This April’s edition of the East End Beacon marks our one-year anniversary of providing fresh local news, in print, for the whole of the East End. We’ve been welcomed with open arms by readers from Montauk to Riverhead to Orient and everywhere in between, and we are filled with gratitude, every day, for the reception we’ve received.
When we started the print edition, after four years online, there were many reasons we felt it was essential for this news to appear in the archaic format of print media. First and foremost was that, nearly everywhere we went, we found people who said to us: “We don’t really use the internet for news, but we’ll read The Beacon if it’s in print.”
This was a surprise to us — after all, we hear every day that news is increasingly becoming more digitized. But as more and more people we met were familiar with The Beacon precisely because it is now in print, we realized we made the right choice.
Now is a critical time in this country, not just for the media, but for understanding just what the American experiment is all about. This country is just 242 years old, a mere baby when compared with most civilizations throughout the world. Our protection of the free press and our collective belief in the importance of public discourse is essential to making that experiment work.
But everywhere we go, and this predates our current national predicament, we meet people who are afraid to speak their minds. This is surprising in a country built on the bedrock of free expression. Perhaps this is because we have no assurance that our exchanges will be civil ones. Civil discourse went out the window decades ago.

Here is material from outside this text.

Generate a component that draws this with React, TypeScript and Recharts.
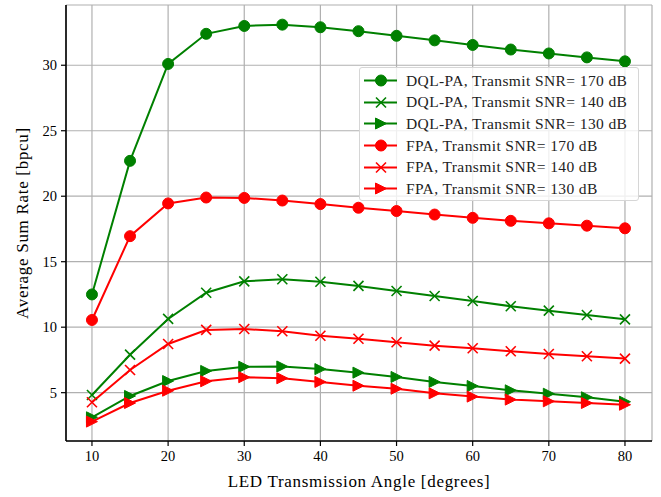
import React from 'react';
import { LineChart, Line, XAxis, YAxis, CartesianGrid } from 'recharts';

// LED transmission angle (degrees)
const angles = [10, 15, 20, 25, 30, 35, 40, 45, 50, 55, 60, 65, 70, 75, 80];

// Average sum rate [bpcu] per scheme / transmit SNR
const dql170 = [12.5, 22.7, 30.1, 32.4, 33.0, 33.1, 32.9, 32.6, 32.25, 31.9, 31.55, 31.2, 30.9, 30.6, 30.3];
const dql140 = [4.82, 7.9, 10.63, 12.63, 13.5, 13.66, 13.47, 13.15, 12.76, 12.38, 12.0, 11.6, 11.26, 10.93, 10.6];
const dql130 = [3.12, 4.75, 5.89, 6.66, 6.98, 7.0, 6.8, 6.53, 6.2, 5.82, 5.51, 5.18, 4.92, 4.65, 4.31];
const fpa170 = [10.55, 16.95, 19.45, 19.9, 19.87, 19.67, 19.4, 19.12, 18.87, 18.6, 18.35, 18.12, 17.93, 17.75, 17.55];
const fpa140 = [4.27, 6.73, 8.72, 9.79, 9.86, 9.69, 9.35, 9.12, 8.85, 8.59, 8.39, 8.16, 7.95, 7.78, 7.6];
const fpa130 = [2.79, 4.21, 5.15, 5.87, 6.18, 6.1, 5.82, 5.53, 5.3, 4.95, 4.7, 4.47, 4.34, 4.21, 4.08];

const xTicks = [10, 20, 30, 40, 50, 60, 70, 80];
const yTicks = [5, 10, 15, 20, 25, 30];

const GREEN = '#008000';
const RED = '#ff0000';
const FONT = 'Liberation Serif, serif';

type MarkerKind = 'circle' | 'x' | 'tri';

const series: { key: string; name: string; color: string; marker: MarkerKind; values: number[] }[] = [
  { key: 'dql170', name: 'DQL-PA, Transmit SNR= 170 dB', color: GREEN, marker: 'circle', values: dql170 },
  { key: 'dql140', name: 'DQL-PA, Transmit SNR= 140 dB', color: GREEN, marker: 'x', values: dql140 },
  { key: 'dql130', name: 'DQL-PA, Transmit SNR= 130 dB', color: GREEN, marker: 'tri', values: dql130 },
  { key: 'fpa170', name: 'FPA, Transmit SNR= 170 dB', color: RED, marker: 'circle', values: fpa170 },
  { key: 'fpa140', name: 'FPA, Transmit SNR= 140 dB', color: RED, marker: 'x', values: fpa140 },
  { key: 'fpa130', name: 'FPA, Transmit SNR= 130 dB', color: RED, marker: 'tri', values: fpa130 },
];

const data = angles.map((angle, i) => {
  const row: any = { angle };
  series.forEach(s => { row[s.key] = s.values[i]; });
  return row;
});

// matplotlib-like marker glyphs
function Marker({ cx, cy, kind, color }: { cx: number; cy: number; kind: MarkerKind; color: string }) {
  const r = 5.5;
  if (kind === 'circle') return <circle cx={cx} cy={cy} r={r} fill={color} stroke={color} />;
  if (kind === 'x') {
    const h = 5;
    return (
      <g stroke={color} strokeWidth={1.6}>
        <line x1={cx - h} y1={cy - h} x2={cx + h} y2={cy + h} />
        <line x1={cx - h} y1={cy + h} x2={cx + h} y2={cy - h} />
      </g>
    );
  }
  return (
    <polygon
      points={`${cx + r},${cy} ${cx - r},${cy - r} ${cx - r},${cy + r}`}
      fill={color}
      stroke={color}
      strokeLinejoin="miter"
    />
  );
}

const tickStyle = { fontSize: 14.5, fill: '#000', fontFamily: FONT };

export default function App() {
  return (
    <div style={{ position: 'absolute', left: 0, top: 0, width: 661, height: 497, background: '#fff' }}>
      <LineChart width={661} height={497} data={data} margin={{ top: 5, right: 9, bottom: 0, left: 0 }}>
        <CartesianGrid stroke="#b0b0b0" strokeWidth={1.2} />

        <XAxis
          dataKey="angle"
          type="number"
          domain={[6.59, 83.55]}
          ticks={xTicks}
          allowDataOverflow
          height={56}
          tickSize={5}
          tickMargin={5}
          axisLine={{ stroke: '#000', strokeWidth: 1.6 }}
          tickLine={{ stroke: '#000', strokeWidth: 1.2 }}
          tick={tickStyle}
          label={{
            content: ({ viewBox }: any) => (
              <text
                x={viewBox.x + viewBox.width / 2}
                y={487}
                textAnchor="middle"
                fontSize={17}
                letterSpacing={0.7}
                fontFamily={FONT}
                fill="#000"
              >
                LED Transmission Angle [degrees]
              </text>
            ),
          }}
        />
        <YAxis
          type="number"
          domain={[1.31, 34.6]}
          ticks={yTicks}
          allowDataOverflow
          width={66}
          tickSize={5}
          tickMargin={4}
          axisLine={{ stroke: '#000', strokeWidth: 1.6 }}
          tickLine={{ stroke: '#000', strokeWidth: 1.2 }}
          tick={tickStyle}
          label={{
            content: ({ viewBox }: any) => {
              const cy = viewBox.y + viewBox.height / 2;
              return (
                <text
                  x={22}
                  y={cy}
                  transform={`rotate(-90, 22, ${cy})`}
                  textAnchor="middle"
                  dominantBaseline="central"
                  fontSize={17}
                  letterSpacing={0.7}
                  fontFamily={FONT}
                  fill="#000"
                >
                  Average Sum Rate [bpcu]
                </text>
              );
            },
          }}
        />
        {/* top and right frame */}
        <XAxis xAxisId="top" orientation="top" type="number" domain={[6.59, 83.55]} height={0} tick={false} tickLine={false} axisLine={{ stroke: '#000', strokeWidth: 1.6 }} />
        <YAxis yAxisId="right" orientation="right" type="number" domain={[1.31, 34.6]} width={0} tick={false} tickLine={false} axisLine={{ stroke: '#000', strokeWidth: 1.6 }} />

        {series.map(s => (
          <Line
            key={s.key}
            dataKey={s.key}
            name={s.name}
            stroke={s.color}
            strokeWidth={2}
            isAnimationActive={false}
            activeDot={false}
            dot={(p: any) => <Marker key={`${s.key}-${p.index}`} cx={p.cx} cy={p.cy} kind={s.marker} color={s.color} />}
          />
        ))}
      </LineChart>

      {/* Legend */}
      <div
        style={{
          position: 'absolute',
          left: 359,
          top: 67,
          width: 280,
          height: 134,
          boxSizing: 'border-box',
          background: 'rgba(255,255,255,0.8)',
          border: '1px solid #d6d6d6',
          borderRadius: 3,
          paddingTop: 2,
          fontFamily: FONT,
          fontSize: 15.5,
          letterSpacing: 0.4,
          color: '#222',
        }}
      >
        {series.map(s => (
          <div key={s.key} style={{ display: 'flex', alignItems: 'center', height: 21.6 }}>
            <svg width={46} height={21} style={{ flex: 'none' }}>
              <line x1={4} y1={10.5} x2={37} y2={10.5} stroke={s.color} strokeWidth={2} />
              <Marker cx={21} cy={10.5} kind={s.marker} color={s.color} />
            </svg>
            <span style={{ whiteSpace: 'nowrap' }}>{s.name}</span>
          </div>
        ))}
      </div>
    </div>
  );
}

As Spiderman fans know, with great power comes great responsibility. The power to say anything you’d like comes with the responsibility to treat your neighbor’s opinion with the dignity it deserves. This isn’t a responsibility enshrined in our Constitution, but it is one we will find if we spend any sort of time in church or temple or in contemplative practice.
It’s a responsibility we face if we’ve ever sat by our parents in their final hours and realized that reconciling our bonds, as human beings, is far more important than winning an argument.
Our country has been on life support when it comes to civil discourse for at least two years. We felt the situation becoming more critical as we considered bringing The Beacon to print, and, by the time we launched in April of 2017, it seemed there were many among us who thought it was time to pull the plug and just let this American experiment devolve into chaos.
But that hasn’t happened. Instead, so many Americans have taken up the banner of that other part of the First Amendment, freedom of peaceful assembly, and taken to the streets to make their views known.
This nation will have no trouble manufacturing the guns we need to arm a well-regulated militia should we ever face a foreign threat approaching our shores, and we will find no shortage of brave souls to fight in that militia. Those who argue that we might need those guns to protect ourselves against our own government are doing a great disservice to the Constitution.
Federal officials take an oath of office to “support and defend the Constitution of the United States against all enemies, foreign and domestic.” It seems those words don’t really matter to many who’ve recently taken that oath.
But we all also have rights and responsibilities, as citizens. It is up to all of us to not take the bait when we are dragged into a political argument in which there is no room for civility. It is up to all of us to develop the critical capabilities to know when we are being played by clickbait and bots. It is up to all of us to go cast the votes that other Americans have died so we can cast.
Nowhere in the Constitution does it say to not feed the trolls. But this is good advice for anyone living in the 21st Century. There’s nothing in the Constitution about AR-15 rifles either, but men and women who’ve served our country, who carried the M4 and M16 into combat, will tell you that the AR-15 can be easily modified to perform the same function as their service weapon. It’s essentially the same gun. And there’s no place for that weapon in a civil society.